--- START Data shown ---
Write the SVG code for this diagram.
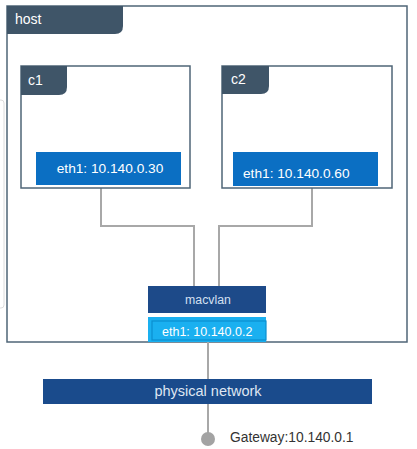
<svg xmlns="http://www.w3.org/2000/svg" width="417" height="449" viewBox="0 0 417 449">
<style>
.frame{fill:#fff;stroke:#4f6577;stroke-width:1.5}
.tab{fill:#3f5568}
.tabt{font-family:"Liberation Sans",Arial,sans-serif;font-size:14px;fill:#fff}
.eth{fill:#0b6fc3}
.etht{font-family:"Liberation Sans",Arial,sans-serif;font-size:13.7px;fill:#fff}
.wire{fill:none;stroke:#a8a8a8;stroke-width:2}
</style>
<rect width="417" height="449" fill="#fff"/>
<rect x="-6" y="100" width="10" height="208" rx="3" fill="none" stroke="#dcdcdc" stroke-width="1"/>
<g id="host">
<rect class="frame" x="7" y="6" width="400" height="336"/>
<path class="tab" d="M7,6 H123 V26 Q123,34 115,34 H7 Z"/>
<text class="tabt" x="15" y="24">host</text>
</g>
<g id="connectors">
<path class="wire" d="M101,188 V226 H194 V286"/>
<path class="wire" d="M312,188 V226 H219 V286"/>
<path class="wire" d="M208,342 V379"/>
<path class="wire" d="M208,404 V438"/>
</g>
<g id="c1">
<rect class="frame" x="21" y="66" width="169" height="122"/>
<path class="tab" d="M21,66 H67 V87 Q67,95 59,95 H21 Z"/>
<text class="tabt" x="28" y="85">c1</text>
<rect class="eth" x="36" y="152" width="145" height="33"/>
<text class="etht" x="110" y="173" text-anchor="middle">eth1: 10.140.0.30</text>
</g>
<g id="c2">
<rect class="frame" x="222" y="66" width="170" height="122"/>
<path class="tab" d="M222,66 H269 V86 Q269,94 261,94 H222 Z"/>
<text class="tabt" x="231" y="84">c2</text>
<rect class="eth" x="233" y="152" width="145" height="34"/>
<text class="etht" x="243" y="178">eth1: 10.140.0.60</text>
</g>
<g id="macvlan">
<rect x="148" y="286" width="118" height="27" fill="#1d4a89"/>
<text x="208" y="304" text-anchor="middle" font-family="'Liberation Sans',Arial,sans-serif" font-size="12.3" fill="#d4e0f2">macvlan</text>
</g>
<g id="eth1-host">
<rect x="148" y="317" width="118" height="25" fill="#1ab0f0"/>
<rect x="152" y="321" width="114" height="19" fill="none" stroke="#0a8fd0" stroke-width="1.2"/>
<text x="162" y="336" font-family="'Liberation Sans',Arial,sans-serif" font-size="12.5" fill="#fff">eth1: 10.140.0.2</text>
</g>
<g id="physical-network">
<rect x="43" y="379" width="329" height="25" fill="#1a4b8c"/>
<text x="208" y="396" text-anchor="middle" font-family="'Liberation Sans',Arial,sans-serif" font-size="14.5" fill="#dfe6f2">physical network</text>
</g>
<g id="gateway">
<circle cx="208" cy="439" r="7" fill="#a3a3a3"/>
<text x="230" y="442" font-family="'Liberation Sans',Arial,sans-serif" font-size="13.8" fill="#333">Gateway:10.140.0.1</text>
</g>
</svg>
--- END Data shown ---
### Task goal
Take the data above and repeat it exactly, leaving each picture out.

### Task output
Write the SVG code for this diagram.
<svg xmlns="http://www.w3.org/2000/svg" width="417" height="449" viewBox="0 0 417 449">
<style>
.frame{fill:#fff;stroke:#4f6577;stroke-width:1.5}
.tab{fill:#3f5568}
.tabt{font-family:"Liberation Sans",Arial,sans-serif;font-size:14px;fill:#fff}
.eth{fill:#0b6fc3}
.etht{font-family:"Liberation Sans",Arial,sans-serif;font-size:13.7px;fill:#fff}
.wire{fill:none;stroke:#a8a8a8;stroke-width:2}
</style>
<rect width="417" height="449" fill="#fff"/>
<rect x="-6" y="100" width="10" height="208" rx="3" fill="none" stroke="#dcdcdc" stroke-width="1"/>
<g id="host">
<rect class="frame" x="7" y="6" width="400" height="336"/>
<path class="tab" d="M7,6 H123 V26 Q123,34 115,34 H7 Z"/>
<text class="tabt" x="15" y="24">host</text>
</g>
<g id="connectors">
<path class="wire" d="M101,188 V226 H194 V286"/>
<path class="wire" d="M312,188 V226 H219 V286"/>
<path class="wire" d="M208,342 V379"/>
<path class="wire" d="M208,404 V438"/>
</g>
<g id="c1">
<rect class="frame" x="21" y="66" width="169" height="122"/>
<path class="tab" d="M21,66 H67 V87 Q67,95 59,95 H21 Z"/>
<text class="tabt" x="28" y="85">c1</text>
<rect class="eth" x="36" y="152" width="145" height="33"/>
<text class="etht" x="110" y="173" text-anchor="middle">eth1: 10.140.0.30</text>
</g>
<g id="c2">
<rect class="frame" x="222" y="66" width="170" height="122"/>
<path class="tab" d="M222,66 H269 V86 Q269,94 261,94 H222 Z"/>
<text class="tabt" x="231" y="84">c2</text>
<rect class="eth" x="233" y="152" width="145" height="34"/>
<text class="etht" x="243" y="178">eth1: 10.140.0.60</text>
</g>
<g id="macvlan">
<rect x="148" y="286" width="118" height="27" fill="#1d4a89"/>
<text x="208" y="304" text-anchor="middle" font-family="'Liberation Sans',Arial,sans-serif" font-size="12.3" fill="#d4e0f2">macvlan</text>
</g>
<g id="eth1-host">
<rect x="148" y="317" width="118" height="25" fill="#1ab0f0"/>
<rect x="152" y="321" width="114" height="19" fill="none" stroke="#0a8fd0" stroke-width="1.2"/>
<text x="162" y="336" font-family="'Liberation Sans',Arial,sans-serif" font-size="12.5" fill="#fff">eth1: 10.140.0.2</text>
</g>
<g id="physical-network">
<rect x="43" y="379" width="329" height="25" fill="#1a4b8c"/>
<text x="208" y="396" text-anchor="middle" font-family="'Liberation Sans',Arial,sans-serif" font-size="14.5" fill="#dfe6f2">physical network</text>
</g>
<g id="gateway">
<circle cx="208" cy="439" r="7" fill="#a3a3a3"/>
<text x="230" y="442" font-family="'Liberation Sans',Arial,sans-serif" font-size="13.8" fill="#333">Gateway:10.140.0.1</text>
</g>
</svg>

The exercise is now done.